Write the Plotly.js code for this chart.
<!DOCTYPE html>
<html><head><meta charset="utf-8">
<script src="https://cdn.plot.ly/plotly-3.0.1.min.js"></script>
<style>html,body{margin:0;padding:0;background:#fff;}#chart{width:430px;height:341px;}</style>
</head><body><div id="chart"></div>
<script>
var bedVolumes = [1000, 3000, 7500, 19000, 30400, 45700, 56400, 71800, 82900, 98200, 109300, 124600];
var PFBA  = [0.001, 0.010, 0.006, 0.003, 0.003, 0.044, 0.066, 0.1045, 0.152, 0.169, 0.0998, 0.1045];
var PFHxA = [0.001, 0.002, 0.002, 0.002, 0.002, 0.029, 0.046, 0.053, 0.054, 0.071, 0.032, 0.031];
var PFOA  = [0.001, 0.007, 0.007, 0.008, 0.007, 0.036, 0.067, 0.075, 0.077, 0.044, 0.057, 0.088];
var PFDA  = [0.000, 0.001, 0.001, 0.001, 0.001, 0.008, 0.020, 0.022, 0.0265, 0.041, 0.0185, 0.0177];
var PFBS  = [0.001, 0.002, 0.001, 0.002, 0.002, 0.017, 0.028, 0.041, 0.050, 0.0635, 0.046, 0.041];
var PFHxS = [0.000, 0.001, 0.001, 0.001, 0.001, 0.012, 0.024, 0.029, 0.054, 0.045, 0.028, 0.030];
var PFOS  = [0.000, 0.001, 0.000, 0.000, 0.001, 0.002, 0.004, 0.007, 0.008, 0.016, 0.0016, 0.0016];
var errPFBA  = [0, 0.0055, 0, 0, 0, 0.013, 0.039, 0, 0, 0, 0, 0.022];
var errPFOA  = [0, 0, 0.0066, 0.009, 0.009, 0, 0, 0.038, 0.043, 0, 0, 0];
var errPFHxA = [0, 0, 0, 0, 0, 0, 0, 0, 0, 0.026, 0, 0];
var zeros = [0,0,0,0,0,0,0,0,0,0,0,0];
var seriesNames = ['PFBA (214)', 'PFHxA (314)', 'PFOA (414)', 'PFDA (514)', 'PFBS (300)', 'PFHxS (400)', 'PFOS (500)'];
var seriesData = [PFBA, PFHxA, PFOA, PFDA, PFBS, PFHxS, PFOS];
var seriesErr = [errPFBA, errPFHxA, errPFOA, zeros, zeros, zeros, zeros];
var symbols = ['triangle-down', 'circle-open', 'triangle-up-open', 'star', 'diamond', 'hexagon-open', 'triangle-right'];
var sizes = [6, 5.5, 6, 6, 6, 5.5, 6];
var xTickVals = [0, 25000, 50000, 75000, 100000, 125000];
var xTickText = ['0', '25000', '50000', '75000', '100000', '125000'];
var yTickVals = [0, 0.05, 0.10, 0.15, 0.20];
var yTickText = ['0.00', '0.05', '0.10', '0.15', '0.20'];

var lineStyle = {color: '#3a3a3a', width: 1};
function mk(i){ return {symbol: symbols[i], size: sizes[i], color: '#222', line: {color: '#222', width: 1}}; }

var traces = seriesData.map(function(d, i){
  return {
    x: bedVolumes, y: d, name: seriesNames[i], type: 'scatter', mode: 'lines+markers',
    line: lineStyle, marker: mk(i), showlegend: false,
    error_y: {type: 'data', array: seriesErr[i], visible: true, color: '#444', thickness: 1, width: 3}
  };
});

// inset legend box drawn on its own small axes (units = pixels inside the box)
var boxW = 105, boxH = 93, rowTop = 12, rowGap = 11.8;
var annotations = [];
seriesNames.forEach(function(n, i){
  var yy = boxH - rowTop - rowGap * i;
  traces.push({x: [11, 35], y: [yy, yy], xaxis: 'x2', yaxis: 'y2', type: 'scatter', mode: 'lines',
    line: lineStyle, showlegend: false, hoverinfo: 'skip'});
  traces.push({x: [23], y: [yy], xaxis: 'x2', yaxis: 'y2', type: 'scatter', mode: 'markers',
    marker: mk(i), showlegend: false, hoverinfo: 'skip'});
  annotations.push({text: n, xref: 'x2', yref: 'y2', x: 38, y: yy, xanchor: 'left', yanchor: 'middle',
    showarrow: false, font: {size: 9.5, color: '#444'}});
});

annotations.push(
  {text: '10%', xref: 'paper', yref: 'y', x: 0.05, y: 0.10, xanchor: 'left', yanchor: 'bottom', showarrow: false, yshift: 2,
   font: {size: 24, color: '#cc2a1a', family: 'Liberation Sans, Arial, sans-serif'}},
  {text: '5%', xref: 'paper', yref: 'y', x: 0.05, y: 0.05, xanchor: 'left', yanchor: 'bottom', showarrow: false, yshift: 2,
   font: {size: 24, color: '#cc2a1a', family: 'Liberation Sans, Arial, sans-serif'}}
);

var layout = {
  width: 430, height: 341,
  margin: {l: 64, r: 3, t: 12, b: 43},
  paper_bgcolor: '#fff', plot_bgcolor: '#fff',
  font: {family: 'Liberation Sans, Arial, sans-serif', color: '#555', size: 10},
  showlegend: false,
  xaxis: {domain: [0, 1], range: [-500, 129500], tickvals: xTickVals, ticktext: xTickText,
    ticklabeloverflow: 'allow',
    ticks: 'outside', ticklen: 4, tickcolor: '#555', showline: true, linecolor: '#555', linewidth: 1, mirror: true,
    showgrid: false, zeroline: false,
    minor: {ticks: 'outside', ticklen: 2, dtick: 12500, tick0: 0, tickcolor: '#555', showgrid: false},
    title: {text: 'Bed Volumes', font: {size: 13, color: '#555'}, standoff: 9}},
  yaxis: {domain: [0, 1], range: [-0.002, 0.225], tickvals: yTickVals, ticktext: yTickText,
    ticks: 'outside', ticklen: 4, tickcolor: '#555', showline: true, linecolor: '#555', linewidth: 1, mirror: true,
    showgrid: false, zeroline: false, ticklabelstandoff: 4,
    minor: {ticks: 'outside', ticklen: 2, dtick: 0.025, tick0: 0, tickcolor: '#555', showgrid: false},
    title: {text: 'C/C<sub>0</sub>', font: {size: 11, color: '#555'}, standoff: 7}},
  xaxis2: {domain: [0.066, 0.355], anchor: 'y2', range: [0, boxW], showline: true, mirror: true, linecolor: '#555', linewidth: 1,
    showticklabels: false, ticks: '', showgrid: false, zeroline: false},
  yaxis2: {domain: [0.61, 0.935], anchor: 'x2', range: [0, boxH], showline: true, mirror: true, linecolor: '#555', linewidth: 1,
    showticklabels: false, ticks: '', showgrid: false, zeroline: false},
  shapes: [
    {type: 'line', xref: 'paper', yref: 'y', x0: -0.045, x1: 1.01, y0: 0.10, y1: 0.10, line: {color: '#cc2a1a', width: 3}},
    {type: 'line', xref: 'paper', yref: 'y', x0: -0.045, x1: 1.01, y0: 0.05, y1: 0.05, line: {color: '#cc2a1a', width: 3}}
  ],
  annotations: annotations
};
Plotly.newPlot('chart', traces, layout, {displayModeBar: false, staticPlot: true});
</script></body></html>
—————
Write out the full listing, keeping every line exactly as it is.

Write the Plotly.js code for this chart.
<!DOCTYPE html>
<html><head><meta charset="utf-8">
<script src="https://cdn.plot.ly/plotly-3.0.1.min.js"></script>
<style>html,body{margin:0;padding:0;background:#fff;}#chart{width:430px;height:341px;}</style>
</head><body><div id="chart"></div>
<script>
var bedVolumes = [1000, 3000, 7500, 19000, 30400, 45700, 56400, 71800, 82900, 98200, 109300, 124600];
var PFBA  = [0.001, 0.010, 0.006, 0.003, 0.003, 0.044, 0.066, 0.1045, 0.152, 0.169, 0.0998, 0.1045];
var PFHxA = [0.001, 0.002, 0.002, 0.002, 0.002, 0.029, 0.046, 0.053, 0.054, 0.071, 0.032, 0.031];
var PFOA  = [0.001, 0.007, 0.007, 0.008, 0.007, 0.036, 0.067, 0.075, 0.077, 0.044, 0.057, 0.088];
var PFDA  = [0.000, 0.001, 0.001, 0.001, 0.001, 0.008, 0.020, 0.022, 0.0265, 0.041, 0.0185, 0.0177];
var PFBS  = [0.001, 0.002, 0.001, 0.002, 0.002, 0.017, 0.028, 0.041, 0.050, 0.0635, 0.046, 0.041];
var PFHxS = [0.000, 0.001, 0.001, 0.001, 0.001, 0.012, 0.024, 0.029, 0.054, 0.045, 0.028, 0.030];
var PFOS  = [0.000, 0.001, 0.000, 0.000, 0.001, 0.002, 0.004, 0.007, 0.008, 0.016, 0.0016, 0.0016];
var errPFBA  = [0, 0.0055, 0, 0, 0, 0.013, 0.039, 0, 0, 0, 0, 0.022];
var errPFOA  = [0, 0, 0.0066, 0.009, 0.009, 0, 0, 0.038, 0.043, 0, 0, 0];
var errPFHxA = [0, 0, 0, 0, 0, 0, 0, 0, 0, 0.026, 0, 0];
var zeros = [0,0,0,0,0,0,0,0,0,0,0,0];
var seriesNames = ['PFBA (214)', 'PFHxA (314)', 'PFOA (414)', 'PFDA (514)', 'PFBS (300)', 'PFHxS (400)', 'PFOS (500)'];
var seriesData = [PFBA, PFHxA, PFOA, PFDA, PFBS, PFHxS, PFOS];
var seriesErr = [errPFBA, errPFHxA, errPFOA, zeros, zeros, zeros, zeros];
var symbols = ['triangle-down', 'circle-open', 'triangle-up-open', 'star', 'diamond', 'hexagon-open', 'triangle-right'];
var sizes = [6, 5.5, 6, 6, 6, 5.5, 6];
var xTickVals = [0, 25000, 50000, 75000, 100000, 125000];
var xTickText = ['0', '25000', '50000', '75000', '100000', '125000'];
var yTickVals = [0, 0.05, 0.10, 0.15, 0.20];
var yTickText = ['0.00', '0.05', '0.10', '0.15', '0.20'];

var lineStyle = {color: '#3a3a3a', width: 1};
function mk(i){ return {symbol: symbols[i], size: sizes[i], color: '#222', line: {color: '#222', width: 1}}; }

var traces = seriesData.map(function(d, i){
  return {
    x: bedVolumes, y: d, name: seriesNames[i], type: 'scatter', mode: 'lines+markers',
    line: lineStyle, marker: mk(i), showlegend: false,
    error_y: {type: 'data', array: seriesErr[i], visible: true, color: '#444', thickness: 1, width: 3}
  };
});

// inset legend box drawn on its own small axes (units = pixels inside the box)
var boxW = 105, boxH = 93, rowTop = 12, rowGap = 11.8;
var annotations = [];
seriesNames.forEach(function(n, i){
  var yy = boxH - rowTop - rowGap * i;
  traces.push({x: [11, 35], y: [yy, yy], xaxis: 'x2', yaxis: 'y2', type: 'scatter', mode: 'lines',
    line: lineStyle, showlegend: false, hoverinfo: 'skip'});
  traces.push({x: [23], y: [yy], xaxis: 'x2', yaxis: 'y2', type: 'scatter', mode: 'markers',
    marker: mk(i), showlegend: false, hoverinfo: 'skip'});
  annotations.push({text: n, xref: 'x2', yref: 'y2', x: 38, y: yy, xanchor: 'left', yanchor: 'middle',
    showarrow: false, font: {size: 9.5, color: '#444'}});
});

annotations.push(
  {text: '10%', xref: 'paper', yref: 'y', x: 0.05, y: 0.10, xanchor: 'left', yanchor: 'bottom', showarrow: false, yshift: 2,
   font: {size: 24, color: '#cc2a1a', family: 'Liberation Sans, Arial, sans-serif'}},
  {text: '5%', xref: 'paper', yref: 'y', x: 0.05, y: 0.05, xanchor: 'left', yanchor: 'bottom', showarrow: false, yshift: 2,
   font: {size: 24, color: '#cc2a1a', family: 'Liberation Sans, Arial, sans-serif'}}
);

var layout = {
  width: 430, height: 341,
  margin: {l: 64, r: 3, t: 12, b: 43},
  paper_bgcolor: '#fff', plot_bgcolor: '#fff',
  font: {family: 'Liberation Sans, Arial, sans-serif', color: '#555', size: 10},
  showlegend: false,
  xaxis: {domain: [0, 1], range: [-500, 129500], tickvals: xTickVals, ticktext: xTickText,
    ticklabeloverflow: 'allow',
    ticks: 'outside', ticklen: 4, tickcolor: '#555', showline: true, linecolor: '#555', linewidth: 1, mirror: true,
    showgrid: false, zeroline: false,
    minor: {ticks: 'outside', ticklen: 2, dtick: 12500, tick0: 0, tickcolor: '#555', showgrid: false},
    title: {text: 'Bed Volumes', font: {size: 13, color: '#555'}, standoff: 9}},
  yaxis: {domain: [0, 1], range: [-0.002, 0.225], tickvals: yTickVals, ticktext: yTickText,
    ticks: 'outside', ticklen: 4, tickcolor: '#555', showline: true, linecolor: '#555', linewidth: 1, mirror: true,
    showgrid: false, zeroline: false, ticklabelstandoff: 4,
    minor: {ticks: 'outside', ticklen: 2, dtick: 0.025, tick0: 0, tickcolor: '#555', showgrid: false},
    title: {text: 'C/C<sub>0</sub>', font: {size: 11, color: '#555'}, standoff: 7}},
  xaxis2: {domain: [0.066, 0.355], anchor: 'y2', range: [0, boxW], showline: true, mirror: true, linecolor: '#555', linewidth: 1,
    showticklabels: false, ticks: '', showgrid: false, zeroline: false},
  yaxis2: {domain: [0.61, 0.935], anchor: 'x2', range: [0, boxH], showline: true, mirror: true, linecolor: '#555', linewidth: 1,
    showticklabels: false, ticks: '', showgrid: false, zeroline: false},
  shapes: [
    {type: 'line', xref: 'paper', yref: 'y', x0: -0.045, x1: 1.01, y0: 0.10, y1: 0.10, line: {color: '#cc2a1a', width: 3}},
    {type: 'line', xref: 'paper', yref: 'y', x0: -0.045, x1: 1.01, y0: 0.05, y1: 0.05, line: {color: '#cc2a1a', width: 3}}
  ],
  annotations: annotations
};
Plotly.newPlot('chart', traces, layout, {displayModeBar: false, staticPlot: true});
</script></body></html>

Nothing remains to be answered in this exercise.